First Advisor

Miguel Figliozzi

Date of Publication

Spring 6-2-2014

Document Type


Degree Name

Doctor of Philosophy (Ph.D.) in Civil & Environmental Engineering


Civil and Environmental Engineering




Tri-County Metropolitan Transportation District of Oregon, Traffic signs and signals -- Oregon -- Portland -- Control systems -- Case studies, Traffic signal preemption -- Oregon -- Portland -- Case studies, Travel time (Traffic engineering) -- Oregon -- Portland -- Reliability -- Case studies



Physical Description

1 online resource (vii, 135 pages)


Transit travel time is affected by many factors including traffic signals and traffic condition. Transit agencies have implemented strategies such as transit signal priority (TSP) to reduce transit travel time and improve service reliability. However, due to the lack of empirical data, the joint impact of these factors and improvement strategies on bus travel time has not been studied at the stop-to-stop segment level.

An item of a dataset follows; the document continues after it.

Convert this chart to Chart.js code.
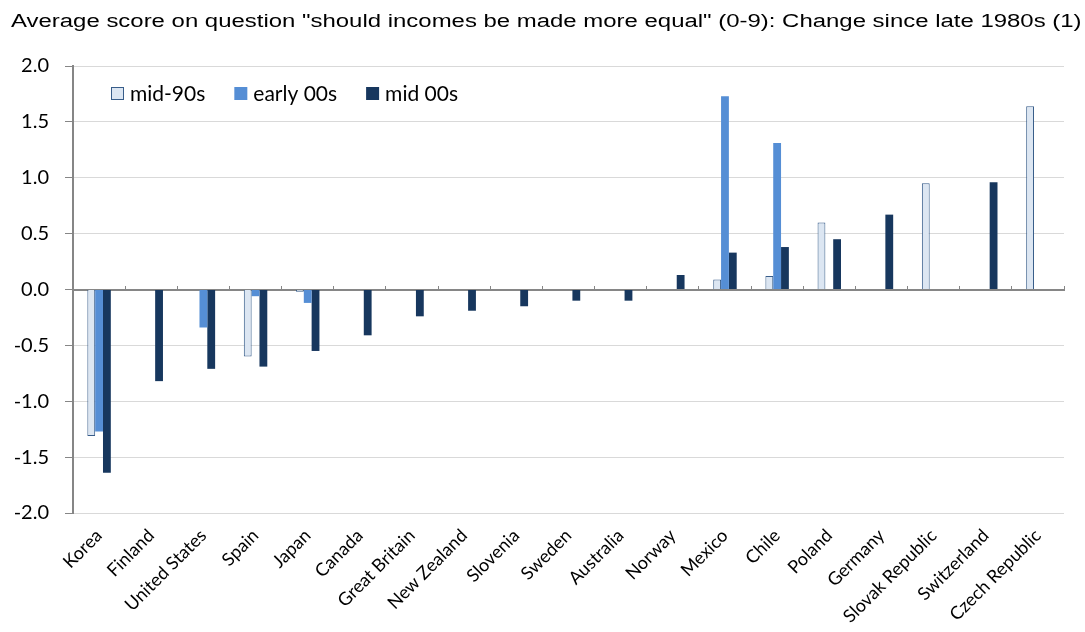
<!DOCTYPE html>
<html>
<head>
<meta charset="utf-8">
<script src="https://cdn.jsdelivr.net/npm/chart.js@4.4.1/dist/chart.umd.min.js"></script>
<style>
  html, body { margin: 0; padding: 0; background: #fff; }
  #wrap { width: 1085px; height: 632px; }
</style>
</head>
<body>
<div id="wrap"><canvas id="myChart"></canvas></div>
<script>
const chartTitle = 'Average score on question "should incomes be made more equal" (0-9): Change since late 1980s (1)';
const countries = ['Korea', 'Finland', 'United States', 'Spain', 'Japan', 'Canada', 'Great Britain',
    'New Zealand', 'Slovenia', 'Sweden', 'Australia', 'Norway', 'Mexico', 'Chile', 'Poland',
    'Germany', 'Slovak Republic', 'Switzerland', 'Czech Republic'];
const mid90s = [-1.31, null, null, -0.60, -0.02, null, null, null, null, null, null, null,
    0.09, 0.12, 0.60, null, 0.95, null, 1.64];
const early00s = [-1.27, null, -0.34, -0.06, -0.12, null, null, null, null, null, null, null,
    1.73, 1.31, null, null, null, null, null];
const mid00s = [-1.64, -0.82, -0.71, -0.69, -0.55, -0.41, -0.24, -0.19, -0.15, -0.10, -0.10, 0.13,
    0.33, 0.38, 0.45, 0.67, null, 0.96, null];
const yTicks = [-2.0, -1.5, -1.0, -0.5, 0.0, 0.5, 1.0, 1.5, 2.0];

const tickFont = 'Lato';

// the title in the original is drawn wide, so stretch it a little sideways
const wideTitle = {
    id: 'wideTitle',
    afterDraw(chart) {
        const ctx = chart.ctx;
        ctx.save();
        ctx.font = '18px "Liberation Sans", Arial';
        ctx.fillStyle = '#000';
        ctx.textBaseline = 'alphabetic';
        ctx.translate(11, 27);
        ctx.scale(1.33, 1);
        ctx.fillText(chartTitle, 0, 0);
        ctx.restore();
    }
};

// legend drawn inside the plot, top left
const insideLegend = {
    id: 'insideLegend',
    afterDraw(chart) {
        const ctx = chart.ctx;
        let x = chart.chartArea.left + 38;
        const y = chart.chartArea.top + 21;
        ctx.save();
        ctx.font = '21px ' + tickFont;
        ctx.textBaseline = 'middle';
        chart.data.datasets.forEach(function (ds) {
            ctx.fillStyle = ds.backgroundColor;
            ctx.fillRect(x, y, 13, 13);
            if (ds.borderWidth) {
                ctx.strokeStyle = ds.borderColor;
                ctx.lineWidth = 1;
                ctx.strokeRect(x + 0.5, y + 0.5, 12, 12);
            }
            ctx.fillStyle = '#000';
            ctx.fillText(ds.label, x + 19, y + 7);
            x += 19 + ctx.measureText(ds.label).width + 29;
        });
        ctx.restore();
    }
};

const ctx = document.getElementById('myChart').getContext('2d');
new Chart(ctx, {
    type: 'bar',
    data: {
        labels: countries,
        datasets: [
            { label: 'mid-90s', data: mid90s, backgroundColor: '#dce6f2', borderColor: '#385d8a', borderWidth: 1 },
            { label: 'early 00s', data: early00s, backgroundColor: '#558ed5', borderWidth: 0 },
            { label: 'mid 00s', data: mid00s, backgroundColor: '#17375e', borderWidth: 0 },
        ],
    },
    options: {
        responsive: true,
        maintainAspectRatio: false,
        animation: false,
        layout: { padding: { left: 10, right: 21, top: 66, bottom: 0 } },
        datasets: { bar: { xAxisID: 'x', categoryPercentage: 0.45, barPercentage: 1 } },
        plugins: {
            legend: { display: false },
            tooltip: { enabled: false },
            title: { display: false },
        },
        scales: {
            x: {
                type: 'category',
                grid: { display: false, drawTicks: false },
                border: { display: false },
                ticks: {
                    autoSkip: false, maxRotation: 45, minRotation: 45,
                    color: '#000', font: { family: tickFont, size: 18 }, padding: 12,
                },
                afterFit: function (scale) { scale.height = 119; },
            },
            x2: {
                type: 'category',
                labels: countries,
                position: { y: 0 },
                grid: { drawOnChartArea: false, offset: true, tickLength: -5, tickColor: '#868686' },
                border: { color: '#868686', width: 2 },
                ticks: { display: false },
            },
            y: {
                min: -2, max: 2,
                afterBuildTicks: function (scale) {
                    scale.ticks = yTicks.map(function (v) { return { value: v }; });
                },
                grid: { color: '#d9d9d9', tickLength: 8, tickColor: '#868686' },
                border: { color: '#868686', width: 2 },
                ticks: {
                    color: '#000', font: { family: tickFont, size: 20 }, padding: 16,
                    callback: function (v) { return v.toFixed(1); },
                },
                afterFit: function (scale) { scale.width = 63; },
            },
        },
    },
    plugins: [wideTitle, insideLegend],
});
</script>
</body>
</html>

This study utilizes and integrates three databases available along an urban arterial corridor in Portland, Oregon. Data sources include stop-level bus automatic vehicle location (AVL) and automatic passenger count (APC) data provided by the Tri-County Metropolitan Transportation District of Oregon (TriMet), the Sydney Coordinated Adaptive Traffic System (SCATS) signal phase log data, and intersection vehicle count data provided by the City of Portland. Based on the unique collection and integration of these fine granularity empirical data, this research utilizes multiple linear regression models to understand and quantify the joint impact of intersection signal delay, traffic conditions and bus stop location on bus travel time and its variability at stop-to-stop segments. Results indicate that intersection signal delay is the key factor that affects bus travel time variability. The amount of signal delay is nearly linearly associated with intersection red phase duration. Results show that the effect of traffic conditions (volumes) on bus travel time varies significantly by intersection and time of day.

This study also proposed new and useful performance measures for evaluating the effectiveness of TSP systems. Relationships between TSP requests (when buses are late) and TSP phases were studied by comparing TSP phase start and end times with bus arrival times at intersections. Results show that green extension phases were rarely used by buses that requested TSP and that most green extension phases were granted too late. Early green effectiveness (percent of effective early green phases) is much higher than green extension effectiveness. The estimated average bus and passenger time savings from an early green phase are also greater compared to the average time savings from a green extension phase. On average, the estimated delay for vehicles on the side street due to a TSP phase is less than the time saved for buses and automobiles on the major street.

Results from this study can be used to inform cities and transit agencies on how to improve transit operations. Developing appropriate strategies, such as adjusting bus stop consolidation near intersections and optimizing bus operating schedules according to intersection signal timing characteristics, can further reduce bus travel time delay and improve TSP effectiveness.